Dengan perlahan, aku mulai menemukan kedamaian dalam diriku sendiri. Aku belajar untuk berhenti mengejar kesempurnaan dan memberi diriku ruang untuk tumbuh, untuk beristirahat, dan untuk sembuh. Aku tidak perlu menjadi sempurna untuk layak dicintai atau dihargai. Aku cukup dengan segala kelemahanku, dan aku mulai belajar untuk menerima diriku dengan penuh kasih. Aku tidak tahu apa yang akan datang di masa depan. Mungkin akan ada hari-hari ketika aku merasa terpuruk lagi. Tapi satu hal yang aku tahu pasti: aku tidak perlu menghadapinya sendirian. Aku tidak perlu berpura-pura bahwa semuanya baik-baik saja. Aku bisa meminta bantuan, berbicara tentang perasaanku, dan menerima kenyataan bahwa aku juga manusia yang berhak untuk merasa lelah, terjatuh, dan tidak selalu kuat.
Mengakui bahwa aku tidak baik-baik saja mungkin bukanlah hal yang mudah. Tapi itu adalah langkah pertama untuk mencintai diri sendiri dengan lebih tulus, untuk memberi ruang bagi perasaan dan kelemahan kita, dan untuk membebaskan diri dari ekspektasi yang tidak realistis. Pada akhirnya, kita tidak perlu kuat setiap hari. Kita hanya perlu berani untuk menjadi diri kita yang sebenarnya, dengan segala kelebihan dan kekurangannya.
Mengakui bahwa aku tidak baik-baik saja juga mengajarkan aku untuk lebih empati terhadap diri sendiri. Terkadang kita terlalu sibuk mengejar harapan orang lain, hingga melupakan pentingnya untuk merawat diri kita sendiri. Aku menyadari bahwa perasaan buruk yang aku rasakan bukanlah sesuatu yang harus disembunyikan atau diabaikan. Sebaliknya, perasaan itu adalah bagian dari siapa aku, dan dengan menerimanya, aku bisa mulai memperbaiki diriku.

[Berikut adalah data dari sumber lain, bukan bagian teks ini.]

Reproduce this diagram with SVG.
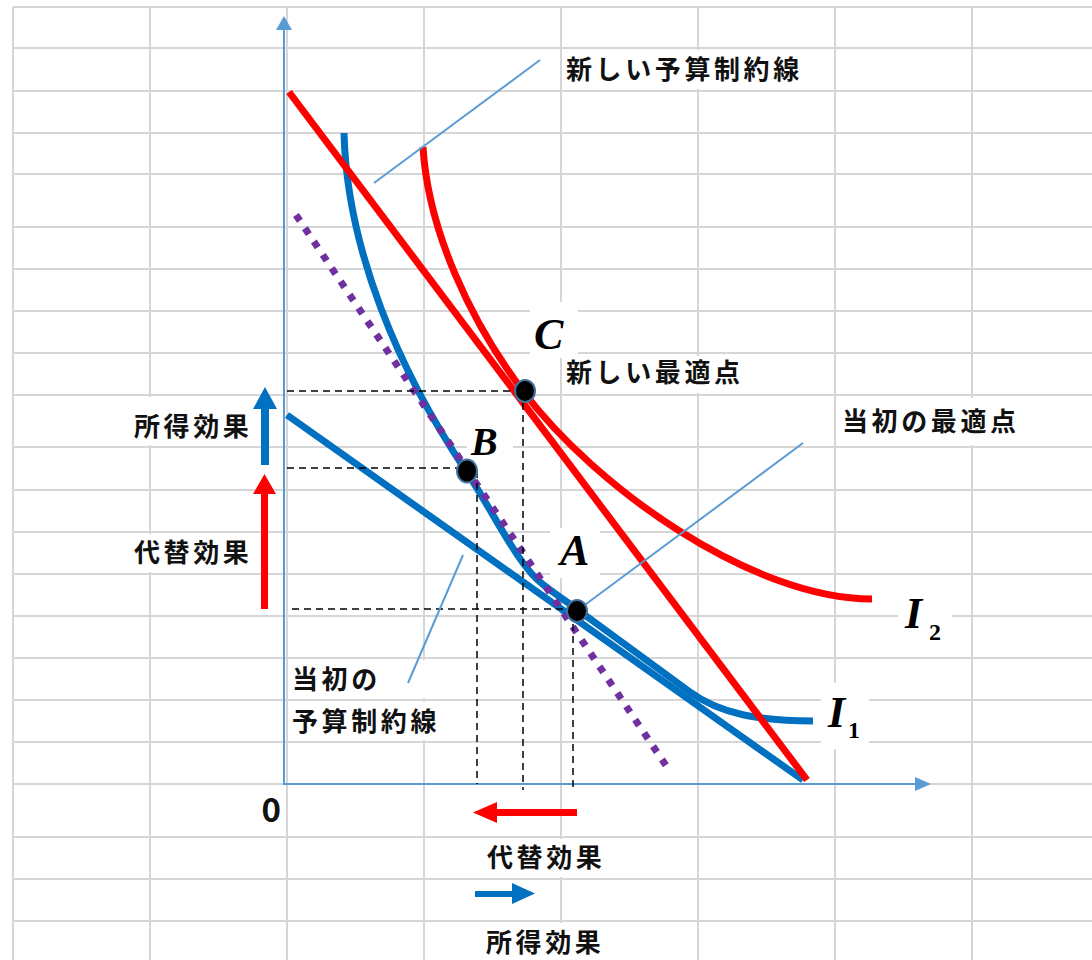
<svg xmlns="http://www.w3.org/2000/svg" width="1092" height="960" viewBox="0 0 1092 960">
<style>
.grid line{stroke:#d6d6d6;stroke-width:2}
.box{fill:#fff}
.jp{font-family:'Noto Sans CJK JP','Noto Sans',sans-serif;font-weight:700;font-size:26px;letter-spacing:3.6px;fill:#111}
.it{font-family:'Liberation Serif','Times New Roman',serif;font-style:italic;font-weight:700;fill:#000}
.sub{font-family:'Liberation Serif','Times New Roman',serif;font-weight:700;fill:#000}
.axis{stroke:#5b9bd5;stroke-width:2;fill:none}
.axhead{fill:#5b9bd5}
.leader{stroke:#5b9bd5;stroke-width:2;fill:none}
.guide{stroke:#000;stroke-width:1.5;stroke-dasharray:7 5;fill:none}
.pt{fill:#000;stroke:#41719c;stroke-width:2}
.blue{stroke:#0070c0;stroke-width:7;fill:none}
.red{stroke:#ff0000;stroke-width:7;fill:none}
</style>
<rect width="1092" height="960" fill="#fff"/>
<g id="grid" class="grid">
<line x1="13" y1="7" x2="13" y2="960"/><line x1="150" y1="7" x2="150" y2="960"/><line x1="287" y1="7" x2="287" y2="960"/><line x1="424" y1="7" x2="424" y2="960"/><line x1="561" y1="7" x2="561" y2="960"/><line x1="698" y1="7" x2="698" y2="960"/><line x1="835" y1="7" x2="835" y2="960"/><line x1="972" y1="7" x2="972" y2="960"/>
<line x1="13" y1="7" x2="1092" y2="7"/><line x1="13" y1="48" x2="1092" y2="48"/><line x1="13" y1="91" x2="1092" y2="91"/><line x1="13" y1="133" x2="1092" y2="133"/><line x1="13" y1="174" x2="1092" y2="174"/><line x1="13" y1="227" x2="1092" y2="227"/><line x1="13" y1="269" x2="1092" y2="269"/><line x1="13" y1="311" x2="1092" y2="311"/><line x1="13" y1="353" x2="1092" y2="353"/><line x1="13" y1="395" x2="1092" y2="395"/><line x1="13" y1="447" x2="1092" y2="447"/><line x1="13" y1="490" x2="1092" y2="490"/><line x1="13" y1="532" x2="1092" y2="532"/><line x1="13" y1="574" x2="1092" y2="574"/><line x1="13" y1="616" x2="1092" y2="616"/><line x1="13" y1="658" x2="1092" y2="658"/><line x1="13" y1="700" x2="1092" y2="700"/><line x1="13" y1="742" x2="1092" y2="742"/><line x1="13" y1="784" x2="1092" y2="784"/><line x1="13" y1="837" x2="1092" y2="837"/><line x1="13" y1="879" x2="1092" y2="879"/><line x1="13" y1="921" x2="1092" y2="921"/>
</g>
<g id="label-boxes" class="box">
<rect x="562" y="50" width="240" height="39"/>
<rect x="562" y="356" width="186" height="37"/>
<rect x="838" y="398" width="182" height="47"/>
<rect x="130" y="397" width="124" height="48"/>
<rect x="130" y="534" width="124" height="38"/>
<rect x="288" y="660" width="156" height="38"/>
<rect x="288" y="702" width="156" height="38"/>
<rect x="482" y="839" width="126" height="38"/>
<rect x="482" y="923" width="126" height="37"/>
<rect x="530" y="302" width="48" height="56"/>
<rect x="467" y="420" width="46" height="45"/>
<rect x="550" y="528" width="50" height="50"/>
<rect x="898" y="594" width="54" height="54"/>
<rect x="821" y="683" width="48" height="66"/>
</g>
<g id="axes">
<line class="axis" x1="284" y1="784" x2="284" y2="28"/>
<polygon class="axhead" points="276,30 292,30 284,16"/>
<line class="axis" x1="283" y1="784" x2="917" y2="784"/>
<polygon class="axhead" points="915,777 915,791 931,784"/>
</g>
<g id="budget-original"><line class="blue" x1="287" y1="415" x2="803" y2="780"/></g>
<g id="curve-I1"><path class="blue" d="M344,133 C347,250 399,371 466,471 C493,511 518,566 543,584.5 C555,594 566,601 578,610 C608,632 660,670 690,692 C720,714 760,721 813,721"/></g>
<g id="curve-I2"><path class="red" d="M423,147 C428,230 470,321 523,391 C595,487 752,599 872,599"/></g>
<g id="budget-new"><line class="red" x1="289" y1="92" x2="807" y2="780"/></g>
<g id="budget-compensated"><line x1="296" y1="215" x2="667" y2="767" stroke="#7030a0" stroke-width="7" stroke-dasharray="7 9"/></g>
<g id="connectors">
<path class="guide" d="M287,391 H523 M523,391 V790"/>
<path class="guide" d="M287,468 H466 M477,471 V784"/>
<path class="guide" d="M292,609 H578 M573,612 V790"/>
<line class="leader" x1="374" y1="183" x2="540" y2="60"/>
<line class="leader" x1="578" y1="610" x2="803" y2="443"/>
<line class="leader" x1="463" y1="555" x2="408" y2="683"/>
</g>
<g id="point-C"><ellipse class="pt" cx="525" cy="391" rx="10" ry="11"/></g>
<g id="point-B"><ellipse class="pt" cx="467" cy="471" rx="10" ry="11.5"/></g>
<g id="point-A"><ellipse class="pt" cx="577" cy="611" rx="10" ry="11"/></g>
<g id="arrows">
<polygon fill="#ff0000" points="261,609 268,609 268,494 276,494 264.5,474 253,494 261,494"/>
<polygon fill="#0070c0" points="261,465 269,465 269,409 277,409 265,387 253,409 261,409"/>
<polygon fill="#ff0000" points="577,809 577,816 497,816 497,823 473,812.5 497,802 497,809"/>
<polygon fill="#0070c0" points="475,891 512,891 512,883 535,893.5 512,904 512,897 475,897"/>
</g>
<g id="labels">
<text class="jp" x="566" y="79">新しい予算制約線</text>
<text class="jp" x="566" y="382">新しい最適点</text>
<text class="jp" x="842" y="431">当初の最適点</text>
<text class="jp" x="134" y="436">所得効果</text>
<text class="jp" x="134" y="562">代替効果</text>
<text class="jp" x="292" y="689">当初の</text>
<text class="jp" x="292" y="731">予算制約線</text>
<text class="jp" x="487" y="867">代替効果</text>
<text class="jp" x="486" y="952">所得効果</text>
<text x="281" y="822" text-anchor="end" font-family="'Noto Sans CJK JP','Noto Sans',sans-serif" font-weight="700" font-size="33" fill="#111">0</text>
<text class="it" x="534" y="349" font-size="44">C</text>
<text class="it" x="471" y="455" font-size="40">B</text>
<text class="it" x="560" y="565" font-size="44">A</text>
<text class="it" x="905" y="628" font-size="44">I</text><text class="sub" x="929" y="640" font-size="24">2</text>
<text class="it" x="828" y="727" font-size="44">I</text><text class="sub" x="848" y="738" font-size="24">1</text>
</g>
</svg>
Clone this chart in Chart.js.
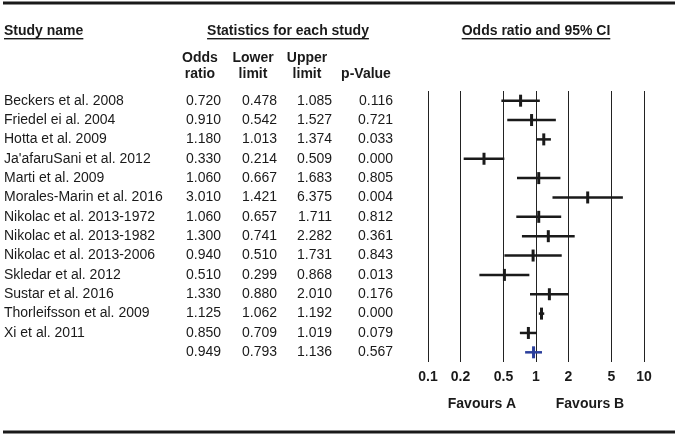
<!DOCTYPE html>
<html>
<head>
<meta charset="utf-8">
<script src="https://cdn.jsdelivr.net/npm/chart.js@4.4.1/dist/chart.umd.min.js"></script>
<style>
  html, body { margin: 0; padding: 0; background: #fff; }
  #wrap { width: 678px; height: 434px; position: relative; }
</style>
</head>
<body>
<div id="wrap"><canvas id="forestChart" width="678" height="434"></canvas></div>
<script>
// --- Data ---
const studies = [
    'Beckers et al. 2008',
    'Friedel ei al. 2004',
    'Hotta et al. 2009',
    "Ja'afaruSani et al. 2012",
    'Marti et al. 2009',
    'Morales-Marin et al. 2016',
    'Nikolac et al. 2013-1972',
    'Nikolac et al. 2013-1982',
    'Nikolac et al. 2013-2006',
    'Skledar et al. 2012',
    'Sustar et al. 2016',
    'Thorleifsson et al. 2009',
    'Xi et al. 2011',
    ''
];
const oddsRatio  = [0.720, 0.910, 1.180, 0.330, 1.060, 3.010, 1.060, 1.300, 0.940, 0.510, 1.330, 1.125, 0.850, 0.949];
const lowerLimit = [0.478, 0.542, 1.013, 0.214, 0.667, 1.421, 0.657, 0.741, 0.510, 0.299, 0.880, 1.062, 0.709, 0.793];
const upperLimit = [1.085, 1.527, 1.374, 0.509, 1.683, 6.375, 1.711, 2.282, 1.731, 0.868, 2.010, 1.192, 1.019, 1.136];
const pValue     = [0.116, 0.721, 0.033, 0.000, 0.805, 0.004, 0.812, 0.361, 0.843, 0.013, 0.176, 0.000, 0.079, 0.567];
const xTicks = [0.1, 0.2, 0.5, 1, 2, 5, 10];
const favoursLabels = ['Favours A', 'Favours B'];

const summaryIdx = studies.length - 1;
const INK = '#1a1a1a';
const BLUE = '#2b3f9c';
const FONT = '"Liberation Sans", Arial, sans-serif';

// --- Datasets ---
const ciSets = studies.map((s, i) => ({
    data: [{ x: lowerLimit[i], y: i }, { x: upperLimit[i], y: i }],
    showLine: true,
    borderColor: i === summaryIdx ? BLUE : INK,
    borderWidth: 2.5,
    pointRadius: 0,
    clip: false
}));

const markerSet = {
    data: oddsRatio.map((v, i) => ({ x: v, y: i })),
    pointStyle: 'line',
    rotation: 90,
    pointRadius: 6,
    pointBorderWidth: 3,
    pointBorderColor: oddsRatio.map((v, i) => i === summaryIdx ? BLUE : INK),
    showLine: false,
    clip: false
};

// --- Table + headers drawn on the same canvas ---
function underlined(ctx, text, x, y, align) {
    ctx.textAlign = align;
    ctx.fillText(text, x, y);
    const w = ctx.measureText(text).width;
    const x0 = align === 'center' ? x - w / 2 : x;
    ctx.fillRect(x0, y + 7, w, 1.4);
}

const tablePlugin = {
    id: 'table',
    afterDraw(chart) {
        const ctx = chart.ctx;
        const ys = chart.scales.y;
        const xs = chart.scales.x;
        ctx.save();
        ctx.fillStyle = INK;
        ctx.textBaseline = 'middle';

        // frame lines
        ctx.fillRect(3, 1.5, 672, 3);
        ctx.fillRect(3, 430.5, 672, 3);

        // headers
        ctx.font = 'bold 14px ' + FONT;
        underlined(ctx, 'Study name', 4, 31, 'left');
        underlined(ctx, 'Statistics for each study', 288, 31, 'center');
        underlined(ctx, 'Odds ratio and 95% CI', 536, 31, 'center');

        const cols = [
            { head: ['Odds', 'ratio'], cx: 200, rx: 221, vals: oddsRatio },
            { head: ['Lower', 'limit'], cx: 253, rx: 277, vals: lowerLimit },
            { head: ['Upper', 'limit'], cx: 307, rx: 332, vals: upperLimit },
            { head: ['', 'p-Value'], cx: 366, rx: 393, vals: pValue }
        ];
        ctx.textAlign = 'center';
        cols.forEach(c => {
            ctx.fillText(c.head[0], c.cx, 58);
            ctx.fillText(c.head[1], c.cx, 74);
        });

        // rows
        ctx.font = '14px ' + FONT;
        studies.forEach((name, i) => {
            const y = ys.getPixelForValue(i);
            ctx.textAlign = 'left';
            ctx.fillText(name, 4, y);
            ctx.textAlign = 'right';
            cols.forEach(c => ctx.fillText(c.vals[i].toFixed(3), c.rx, y));
        });

        // favours labels under the axis
        ctx.font = 'bold 14px ' + FONT;
        ctx.textAlign = 'center';
        ctx.fillText(favoursLabels[0], xs.getPixelForValue(Math.sqrt(xTicks[0] * 1)), 404);
        ctx.fillText(favoursLabels[1], xs.getPixelForValue(Math.sqrt(xTicks[xTicks.length - 1] * 1)), 404);
        ctx.restore();
    }
};

// --- Chart ---
const ctx = document.getElementById('forestChart').getContext('2d');
const forestChart = new Chart(ctx, {
    type: 'scatter',
    data: { datasets: [...ciSets, markerSet] },
    options: {
        responsive: false,
        animation: false,
        layout: { padding: { left: 428, right: 34, top: 91, bottom: 0 } },
        scales: {
            x: {
                type: 'logarithmic',
                min: 0.1,
                max: 10,
                afterBuildTicks: (scale) => { scale.ticks = xTicks.map(v => ({ value: v })); },
                afterFit: (scale) => { scale.height = 72; },
                ticks: {
                    callback: (v) => String(v),
                    color: INK,
                    padding: 7,
                    maxRotation: 0,
                    autoSkip: false,
                    font: { family: FONT, size: 14, weight: 'bold' }
                },
                grid: { color: '#222', lineWidth: 1, drawTicks: false },
                border: { display: false }
            },
            y: {
                type: 'linear',
                min: -0.5,
                max: studies.length - 0.5,
                reverse: true,
                display: false
            }
        },
        plugins: { legend: { display: false }, tooltip: { enabled: false } }
    },
    plugins: [tablePlugin]
});
</script>
</body>
</html>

Aku belajar untuk lebih sabar dengan proses penyembuhan diriku. Setiap hari bukanlah sebuah perlombaan untuk menjadi lebih baik, melainkan perjalanan yang penuh dengan langkah-langkah kecil. Kadang, aku hanya perlu berhenti sejenak, memberi ruang untuk diriku merasa, dan memberi waktu untuk proses itu berjalan. Aku sadar, tidak ada jadwal yang mengharuskan kita untuk sembuh dengan cepat, dan tidak ada standar yang mengukur seberapa cepat kita harus bangkit. Apa yang penting sekarang adalah bahwa aku tidak lagi merasa terperangkap dalam kebohongan tentang diriku sendiri. Aku tidak lagi merasa malu untuk mengakui bahwa aku tidak selalu baik-baik saja. Aku lebih sadar bahwa kekuatan terbesar ada dalam ketulusan kita untuk menerima diri sendiri, meski dalam keadaan yang paling rapuh sekalipun. Dan itu adalah pelajaran berharga yang akan terus aku bawa dalam hidupku.